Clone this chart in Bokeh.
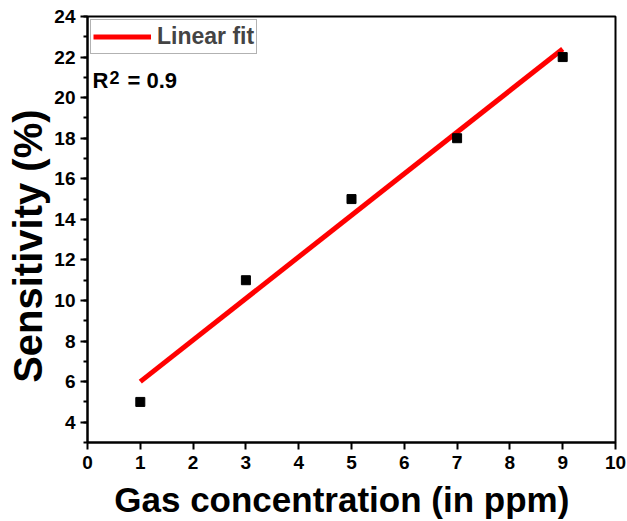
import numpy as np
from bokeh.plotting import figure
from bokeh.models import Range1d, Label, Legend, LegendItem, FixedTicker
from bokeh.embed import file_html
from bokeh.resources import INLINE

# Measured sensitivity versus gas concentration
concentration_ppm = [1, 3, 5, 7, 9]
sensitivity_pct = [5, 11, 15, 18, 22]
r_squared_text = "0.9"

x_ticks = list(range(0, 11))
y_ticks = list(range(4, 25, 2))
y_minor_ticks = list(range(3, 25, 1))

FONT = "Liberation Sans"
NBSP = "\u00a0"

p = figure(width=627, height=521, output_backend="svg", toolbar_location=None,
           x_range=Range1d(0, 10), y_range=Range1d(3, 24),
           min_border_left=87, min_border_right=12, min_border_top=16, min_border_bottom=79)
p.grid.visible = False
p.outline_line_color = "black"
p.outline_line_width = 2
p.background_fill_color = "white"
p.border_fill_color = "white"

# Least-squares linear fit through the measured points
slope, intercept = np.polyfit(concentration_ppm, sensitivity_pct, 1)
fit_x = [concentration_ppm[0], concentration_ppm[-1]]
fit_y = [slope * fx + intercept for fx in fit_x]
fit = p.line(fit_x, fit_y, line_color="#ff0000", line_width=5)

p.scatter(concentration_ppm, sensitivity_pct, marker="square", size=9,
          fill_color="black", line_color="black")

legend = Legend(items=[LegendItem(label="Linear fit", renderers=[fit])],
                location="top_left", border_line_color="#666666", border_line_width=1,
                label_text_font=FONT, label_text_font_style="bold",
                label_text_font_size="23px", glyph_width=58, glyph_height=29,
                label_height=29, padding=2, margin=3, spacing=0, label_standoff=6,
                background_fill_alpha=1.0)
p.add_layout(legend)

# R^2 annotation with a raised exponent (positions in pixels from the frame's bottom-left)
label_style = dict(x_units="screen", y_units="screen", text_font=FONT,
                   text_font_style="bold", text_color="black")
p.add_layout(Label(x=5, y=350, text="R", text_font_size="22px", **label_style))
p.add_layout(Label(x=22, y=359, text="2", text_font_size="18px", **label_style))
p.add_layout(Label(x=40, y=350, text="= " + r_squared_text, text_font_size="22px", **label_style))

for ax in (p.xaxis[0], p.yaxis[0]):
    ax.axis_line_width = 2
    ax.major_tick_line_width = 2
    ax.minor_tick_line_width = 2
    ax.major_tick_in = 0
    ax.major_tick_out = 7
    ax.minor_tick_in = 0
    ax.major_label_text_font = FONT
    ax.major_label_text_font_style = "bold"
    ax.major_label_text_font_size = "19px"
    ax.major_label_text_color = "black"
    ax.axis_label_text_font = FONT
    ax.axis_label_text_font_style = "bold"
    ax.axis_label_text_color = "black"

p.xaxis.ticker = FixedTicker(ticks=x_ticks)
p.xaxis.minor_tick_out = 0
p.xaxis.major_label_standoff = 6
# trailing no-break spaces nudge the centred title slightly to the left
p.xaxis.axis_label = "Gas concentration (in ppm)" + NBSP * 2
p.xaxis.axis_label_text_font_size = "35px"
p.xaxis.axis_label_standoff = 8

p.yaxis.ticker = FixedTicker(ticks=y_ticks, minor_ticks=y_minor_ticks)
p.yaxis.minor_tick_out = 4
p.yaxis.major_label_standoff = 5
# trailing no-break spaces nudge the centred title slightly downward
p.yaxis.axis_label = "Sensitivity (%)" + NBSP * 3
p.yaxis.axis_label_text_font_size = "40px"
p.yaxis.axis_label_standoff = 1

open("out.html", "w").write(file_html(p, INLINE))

---

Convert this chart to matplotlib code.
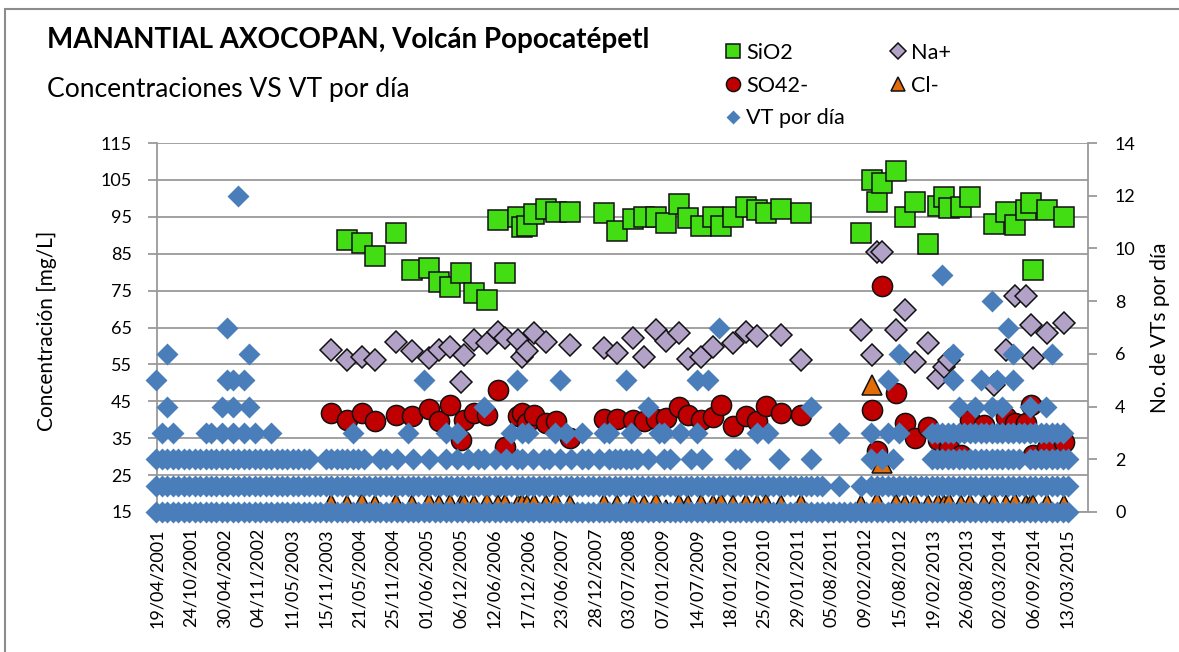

...

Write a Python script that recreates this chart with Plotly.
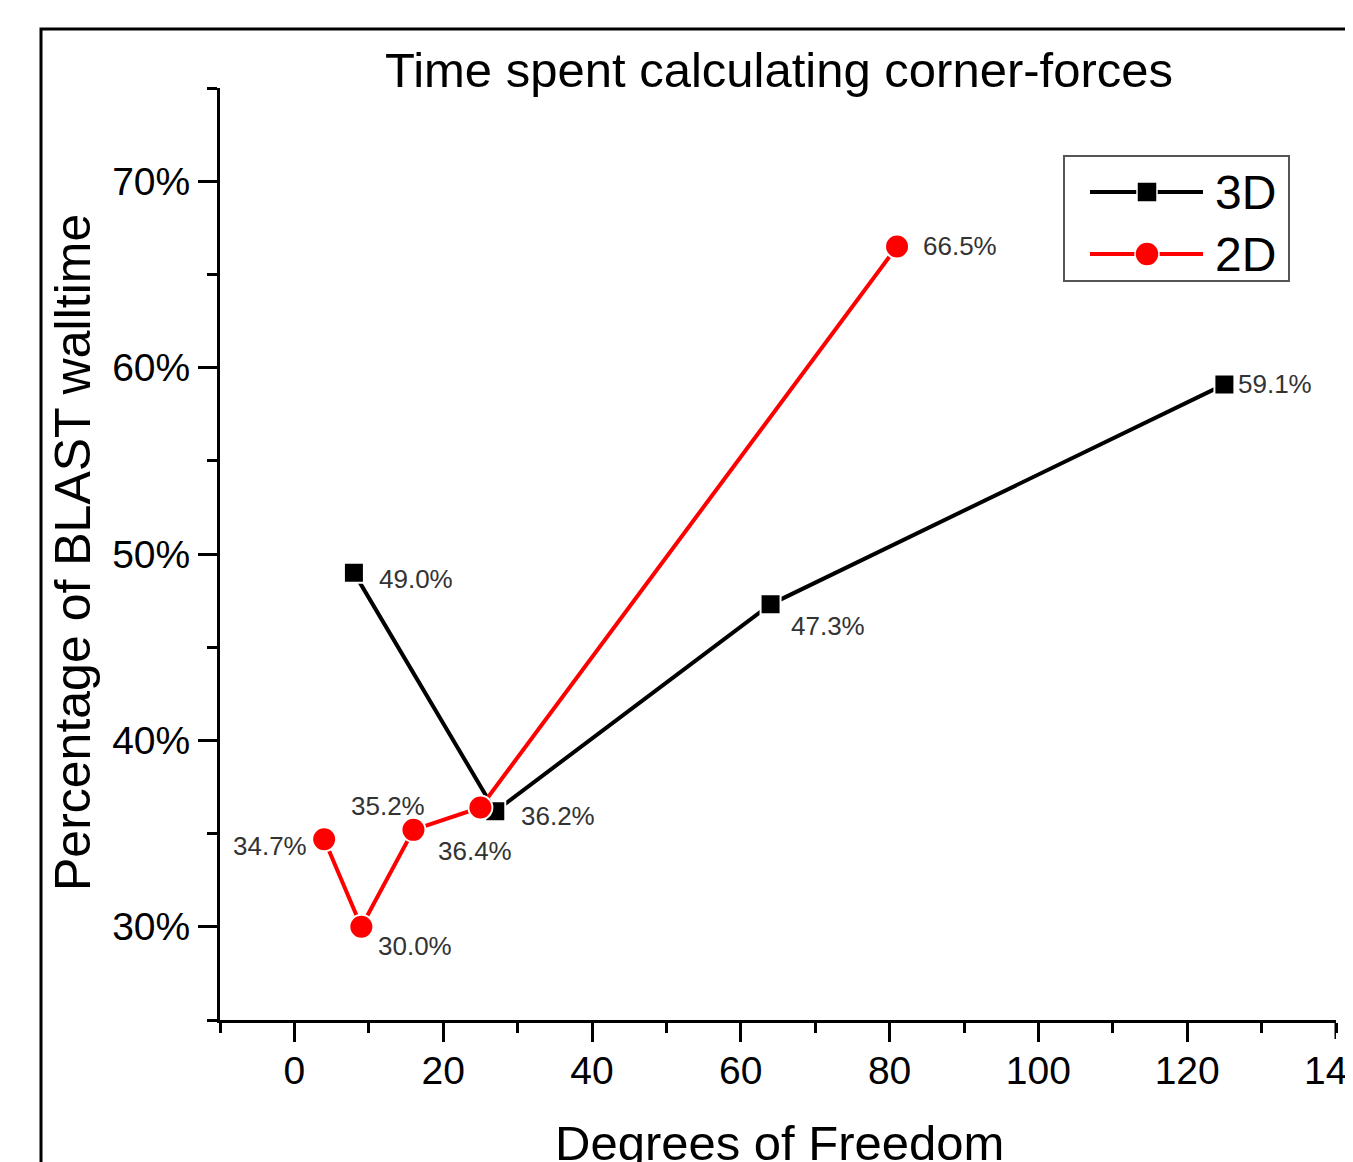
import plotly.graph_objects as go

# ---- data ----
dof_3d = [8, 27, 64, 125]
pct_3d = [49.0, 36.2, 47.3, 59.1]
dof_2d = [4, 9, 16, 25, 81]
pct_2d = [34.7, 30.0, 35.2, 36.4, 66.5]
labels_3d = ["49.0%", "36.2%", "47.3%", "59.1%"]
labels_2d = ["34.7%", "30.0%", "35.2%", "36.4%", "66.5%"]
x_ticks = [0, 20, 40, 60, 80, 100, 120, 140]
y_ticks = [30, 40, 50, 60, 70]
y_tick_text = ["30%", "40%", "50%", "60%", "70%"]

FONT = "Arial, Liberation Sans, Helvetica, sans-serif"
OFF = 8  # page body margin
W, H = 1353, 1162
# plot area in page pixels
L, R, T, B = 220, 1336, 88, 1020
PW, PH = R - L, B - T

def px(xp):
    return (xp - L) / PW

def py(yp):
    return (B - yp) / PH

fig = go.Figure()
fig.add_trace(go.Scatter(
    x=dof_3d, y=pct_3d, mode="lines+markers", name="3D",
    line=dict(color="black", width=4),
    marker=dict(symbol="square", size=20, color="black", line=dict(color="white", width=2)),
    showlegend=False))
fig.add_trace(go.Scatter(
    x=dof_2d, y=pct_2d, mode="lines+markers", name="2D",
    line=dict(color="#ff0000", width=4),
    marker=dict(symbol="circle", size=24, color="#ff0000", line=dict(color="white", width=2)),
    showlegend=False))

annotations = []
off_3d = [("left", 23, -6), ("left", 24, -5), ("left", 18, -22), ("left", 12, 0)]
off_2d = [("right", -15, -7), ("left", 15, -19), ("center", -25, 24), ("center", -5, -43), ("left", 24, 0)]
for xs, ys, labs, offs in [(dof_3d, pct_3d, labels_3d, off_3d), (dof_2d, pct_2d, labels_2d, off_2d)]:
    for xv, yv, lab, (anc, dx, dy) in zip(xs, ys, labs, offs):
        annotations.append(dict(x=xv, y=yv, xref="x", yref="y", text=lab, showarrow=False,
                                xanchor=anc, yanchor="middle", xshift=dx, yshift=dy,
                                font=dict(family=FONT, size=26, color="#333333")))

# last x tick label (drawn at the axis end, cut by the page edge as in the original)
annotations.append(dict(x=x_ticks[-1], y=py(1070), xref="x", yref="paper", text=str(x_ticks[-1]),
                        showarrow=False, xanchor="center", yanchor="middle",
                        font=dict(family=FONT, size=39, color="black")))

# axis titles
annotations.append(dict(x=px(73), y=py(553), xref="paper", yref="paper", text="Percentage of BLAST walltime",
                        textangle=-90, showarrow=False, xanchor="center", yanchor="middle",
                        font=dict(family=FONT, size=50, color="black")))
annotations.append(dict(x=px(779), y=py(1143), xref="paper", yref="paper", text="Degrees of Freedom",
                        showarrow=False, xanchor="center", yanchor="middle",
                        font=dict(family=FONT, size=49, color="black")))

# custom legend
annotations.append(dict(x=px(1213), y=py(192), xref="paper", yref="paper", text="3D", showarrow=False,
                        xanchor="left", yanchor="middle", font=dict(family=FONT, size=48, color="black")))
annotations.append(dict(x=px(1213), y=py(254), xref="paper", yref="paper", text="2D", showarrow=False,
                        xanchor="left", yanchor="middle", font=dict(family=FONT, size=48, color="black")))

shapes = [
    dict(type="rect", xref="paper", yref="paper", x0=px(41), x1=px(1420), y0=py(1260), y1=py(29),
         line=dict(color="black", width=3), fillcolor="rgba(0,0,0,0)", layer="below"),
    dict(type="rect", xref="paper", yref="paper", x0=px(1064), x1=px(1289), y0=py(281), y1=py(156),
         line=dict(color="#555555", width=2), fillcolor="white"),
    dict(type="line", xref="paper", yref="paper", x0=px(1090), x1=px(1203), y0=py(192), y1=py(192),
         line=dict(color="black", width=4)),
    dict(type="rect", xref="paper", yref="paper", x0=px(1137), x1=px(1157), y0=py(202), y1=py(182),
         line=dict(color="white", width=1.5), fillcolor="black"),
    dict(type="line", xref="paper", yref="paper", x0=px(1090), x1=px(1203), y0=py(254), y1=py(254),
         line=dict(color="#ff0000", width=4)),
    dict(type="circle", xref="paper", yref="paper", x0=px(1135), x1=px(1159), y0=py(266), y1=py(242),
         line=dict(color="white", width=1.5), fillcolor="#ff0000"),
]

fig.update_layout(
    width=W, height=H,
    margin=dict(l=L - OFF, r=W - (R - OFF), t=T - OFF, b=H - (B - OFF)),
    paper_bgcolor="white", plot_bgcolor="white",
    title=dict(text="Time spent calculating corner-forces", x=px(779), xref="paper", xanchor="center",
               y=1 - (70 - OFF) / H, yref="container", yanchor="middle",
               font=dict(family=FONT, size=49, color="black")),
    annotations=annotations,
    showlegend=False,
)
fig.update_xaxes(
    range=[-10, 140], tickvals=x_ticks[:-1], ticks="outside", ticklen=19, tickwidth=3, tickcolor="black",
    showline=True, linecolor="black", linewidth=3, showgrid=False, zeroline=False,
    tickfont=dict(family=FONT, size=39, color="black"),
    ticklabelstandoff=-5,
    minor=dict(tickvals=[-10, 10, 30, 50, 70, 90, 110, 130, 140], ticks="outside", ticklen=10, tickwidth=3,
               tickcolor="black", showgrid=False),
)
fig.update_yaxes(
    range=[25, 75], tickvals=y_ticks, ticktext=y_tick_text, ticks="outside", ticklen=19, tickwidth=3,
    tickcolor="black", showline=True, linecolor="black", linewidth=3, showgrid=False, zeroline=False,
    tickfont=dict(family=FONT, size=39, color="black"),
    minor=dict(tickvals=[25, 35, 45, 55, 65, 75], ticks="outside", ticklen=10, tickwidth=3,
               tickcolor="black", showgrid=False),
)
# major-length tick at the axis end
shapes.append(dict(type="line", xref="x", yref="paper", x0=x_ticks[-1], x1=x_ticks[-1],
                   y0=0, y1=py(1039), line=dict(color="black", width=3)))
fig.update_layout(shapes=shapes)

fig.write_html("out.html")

### Objective
With the pictures removed from your copy, retype the lines above from the one that contains "Write a Python" through the one that contains "return (B - yp) / PH", exactly.

### Result for this task
Write a Python script that recreates this chart with Plotly.
import plotly.graph_objects as go

# ---- data ----
dof_3d = [8, 27, 64, 125]
pct_3d = [49.0, 36.2, 47.3, 59.1]
dof_2d = [4, 9, 16, 25, 81]
pct_2d = [34.7, 30.0, 35.2, 36.4, 66.5]
labels_3d = ["49.0%", "36.2%", "47.3%", "59.1%"]
labels_2d = ["34.7%", "30.0%", "35.2%", "36.4%", "66.5%"]
x_ticks = [0, 20, 40, 60, 80, 100, 120, 140]
y_ticks = [30, 40, 50, 60, 70]
y_tick_text = ["30%", "40%", "50%", "60%", "70%"]

FONT = "Arial, Liberation Sans, Helvetica, sans-serif"
OFF = 8  # page body margin
W, H = 1353, 1162
# plot area in page pixels
L, R, T, B = 220, 1336, 88, 1020
PW, PH = R - L, B - T

def px(xp):
    return (xp - L) / PW

def py(yp):
    return (B - yp) / PH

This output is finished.